** Start RECORDED INFORMATION **
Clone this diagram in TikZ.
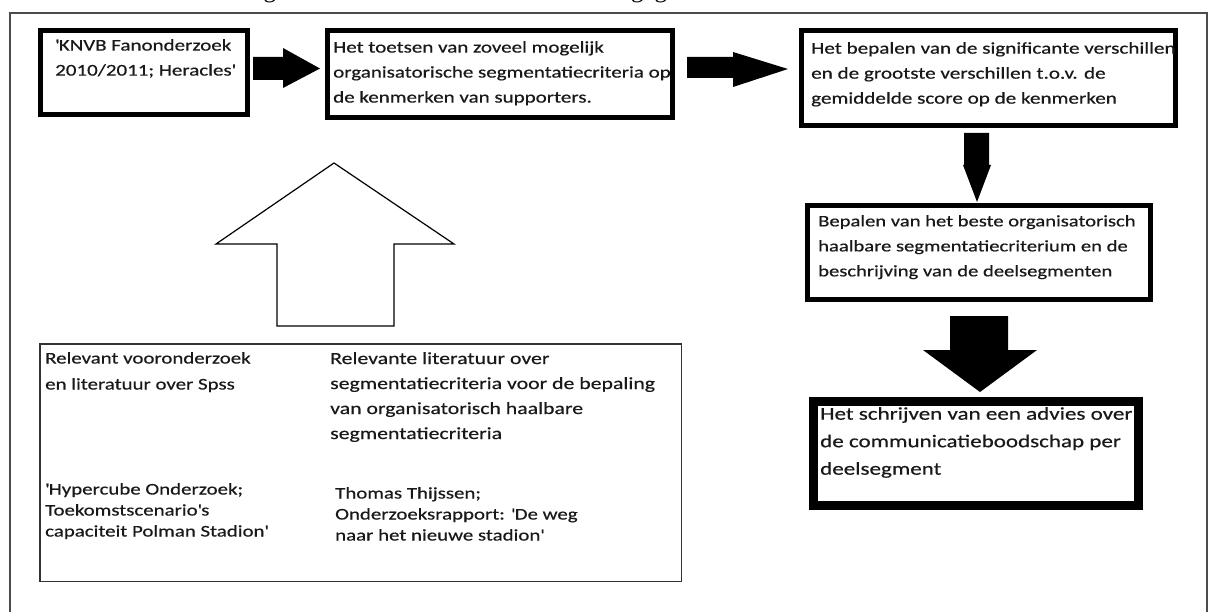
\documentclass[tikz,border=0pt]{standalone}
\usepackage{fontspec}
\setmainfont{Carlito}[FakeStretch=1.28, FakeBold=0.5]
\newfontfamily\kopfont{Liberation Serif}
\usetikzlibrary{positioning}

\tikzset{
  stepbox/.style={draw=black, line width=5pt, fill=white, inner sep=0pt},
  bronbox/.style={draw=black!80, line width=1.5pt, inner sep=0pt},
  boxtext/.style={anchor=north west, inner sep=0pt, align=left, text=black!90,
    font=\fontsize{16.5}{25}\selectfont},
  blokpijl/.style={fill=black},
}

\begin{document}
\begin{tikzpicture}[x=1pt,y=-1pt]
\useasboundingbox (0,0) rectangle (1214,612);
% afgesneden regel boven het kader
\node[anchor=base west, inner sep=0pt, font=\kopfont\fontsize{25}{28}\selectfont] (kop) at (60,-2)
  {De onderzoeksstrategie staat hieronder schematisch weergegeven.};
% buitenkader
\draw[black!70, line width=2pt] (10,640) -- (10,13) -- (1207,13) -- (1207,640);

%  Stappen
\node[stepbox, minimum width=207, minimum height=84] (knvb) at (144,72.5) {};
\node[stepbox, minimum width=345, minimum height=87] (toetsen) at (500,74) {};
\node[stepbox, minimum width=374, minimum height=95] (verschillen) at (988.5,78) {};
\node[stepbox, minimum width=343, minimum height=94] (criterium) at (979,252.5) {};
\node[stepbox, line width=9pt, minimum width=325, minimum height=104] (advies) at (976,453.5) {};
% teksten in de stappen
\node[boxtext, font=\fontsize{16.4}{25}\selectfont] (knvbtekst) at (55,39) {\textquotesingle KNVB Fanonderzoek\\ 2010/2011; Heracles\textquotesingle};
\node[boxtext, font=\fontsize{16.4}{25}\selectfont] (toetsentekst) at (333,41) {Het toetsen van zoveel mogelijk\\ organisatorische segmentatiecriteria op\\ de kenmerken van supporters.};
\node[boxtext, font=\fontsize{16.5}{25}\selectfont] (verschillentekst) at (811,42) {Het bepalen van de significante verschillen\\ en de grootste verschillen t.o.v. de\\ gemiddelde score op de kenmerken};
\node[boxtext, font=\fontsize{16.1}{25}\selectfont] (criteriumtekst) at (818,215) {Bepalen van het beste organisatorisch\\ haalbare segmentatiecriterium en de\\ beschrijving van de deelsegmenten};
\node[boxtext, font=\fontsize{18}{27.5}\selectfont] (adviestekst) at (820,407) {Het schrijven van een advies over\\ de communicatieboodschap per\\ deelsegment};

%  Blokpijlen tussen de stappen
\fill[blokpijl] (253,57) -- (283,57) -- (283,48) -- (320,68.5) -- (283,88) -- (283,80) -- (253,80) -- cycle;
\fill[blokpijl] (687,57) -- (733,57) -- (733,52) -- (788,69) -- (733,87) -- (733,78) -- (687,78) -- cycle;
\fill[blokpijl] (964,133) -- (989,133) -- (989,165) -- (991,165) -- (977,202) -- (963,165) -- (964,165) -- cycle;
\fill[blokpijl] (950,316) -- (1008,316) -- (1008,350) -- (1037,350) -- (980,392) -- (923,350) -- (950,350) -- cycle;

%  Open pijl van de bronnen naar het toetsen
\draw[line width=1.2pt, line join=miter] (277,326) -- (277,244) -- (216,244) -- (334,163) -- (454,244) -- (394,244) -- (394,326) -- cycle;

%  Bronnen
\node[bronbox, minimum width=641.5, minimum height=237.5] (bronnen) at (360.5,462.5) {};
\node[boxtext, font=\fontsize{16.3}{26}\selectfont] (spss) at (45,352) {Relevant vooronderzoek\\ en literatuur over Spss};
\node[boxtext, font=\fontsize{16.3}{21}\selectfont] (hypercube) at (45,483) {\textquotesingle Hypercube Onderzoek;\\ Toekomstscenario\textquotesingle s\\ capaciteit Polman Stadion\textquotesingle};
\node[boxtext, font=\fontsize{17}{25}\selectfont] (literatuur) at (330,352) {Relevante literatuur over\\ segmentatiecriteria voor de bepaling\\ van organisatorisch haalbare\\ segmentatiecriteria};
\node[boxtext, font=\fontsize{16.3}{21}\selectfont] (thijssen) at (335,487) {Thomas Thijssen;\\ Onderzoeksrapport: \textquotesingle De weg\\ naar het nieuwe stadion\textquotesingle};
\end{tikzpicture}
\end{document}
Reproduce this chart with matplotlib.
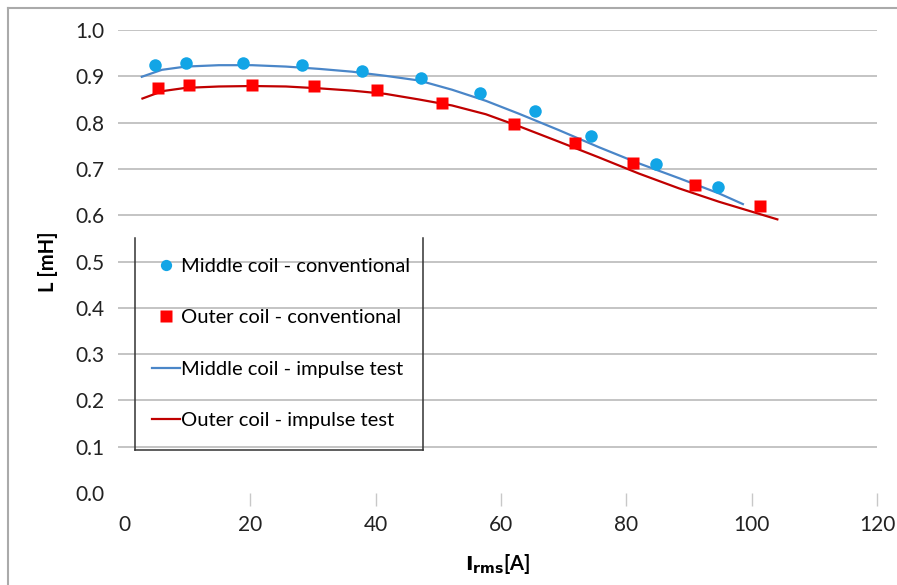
** End RECORDED INFORMATION **
## GIVEN EXERCISE
Pictures are excluded: retype only the lines from the beginning of the listing above through the line with "(1207,13) -- (1207,640);", both included.

## RESULT OF THE TASK
Clone this diagram in TikZ.
\documentclass[tikz,border=0pt]{standalone}
\usepackage{fontspec}
\setmainfont{Carlito}[FakeStretch=1.28, FakeBold=0.5]
\newfontfamily\kopfont{Liberation Serif}
\usetikzlibrary{positioning}

\tikzset{
  stepbox/.style={draw=black, line width=5pt, fill=white, inner sep=0pt},
  bronbox/.style={draw=black!80, line width=1.5pt, inner sep=0pt},
  boxtext/.style={anchor=north west, inner sep=0pt, align=left, text=black!90,
    font=\fontsize{16.5}{25}\selectfont},
  blokpijl/.style={fill=black},
}

\begin{document}
\begin{tikzpicture}[x=1pt,y=-1pt]
\useasboundingbox (0,0) rectangle (1214,612);
% afgesneden regel boven het kader
\node[anchor=base west, inner sep=0pt, font=\kopfont\fontsize{25}{28}\selectfont] (kop) at (60,-2)
  {De onderzoeksstrategie staat hieronder schematisch weergegeven.};
% buitenkader
\draw[black!70, line width=2pt] (10,640) -- (10,13) -- (1207,13) -- (1207,640);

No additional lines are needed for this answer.